I got a heads up for this blog from the OSC-members list and I must say have found it a very amusing read.  Whilst Mr Carroll certainly makes a couple of seemingly logical points (such as the current commercial trend to focus development on the windows OS first) there is a fundamental flaw in his argument.

As a Microsoft Employee, he is not an unbiased representative (and as an OpenSource Consortium Member, I'm not either) but there is a point to be made regarding software freedom.

If the BBC were launching a GCSE revision package, I think we'd all be a little griped if  it were only available on windows - but it's the commerical standard so would be slightly less of an issue.

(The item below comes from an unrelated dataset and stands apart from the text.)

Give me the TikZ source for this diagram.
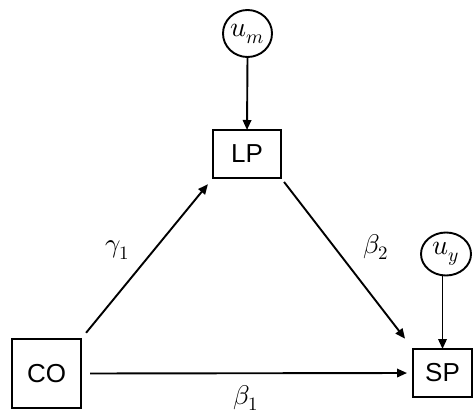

I think the bigger issue with the iPlayer is that there isn't currently a standard.  The BBC are pioneering a technology that has the potential to be completely open.  The ethernet-TV that will take off within the next few years is bigger than the switch from analog to digital TV - new devices (like the apple TV, mythTV, WindowsMCE) are all popping up in order to access the new information.  This is the problem:

There is a new market being created - and the BBC have the power at their disposal to make or break this new market.  The set-top box is getting clever, and unless the BBC service can be accessed openly (without a single vendor's software) then the whole market for topbox devices is going to be skewed in Microsoft's favour.

If it were just about an end-user PC program.. then there's not really that much of an issue - but it's about a completely new wave of internet-tv synergy.  What a role the BBC will be playing if they're the ones who go down in history as killing it!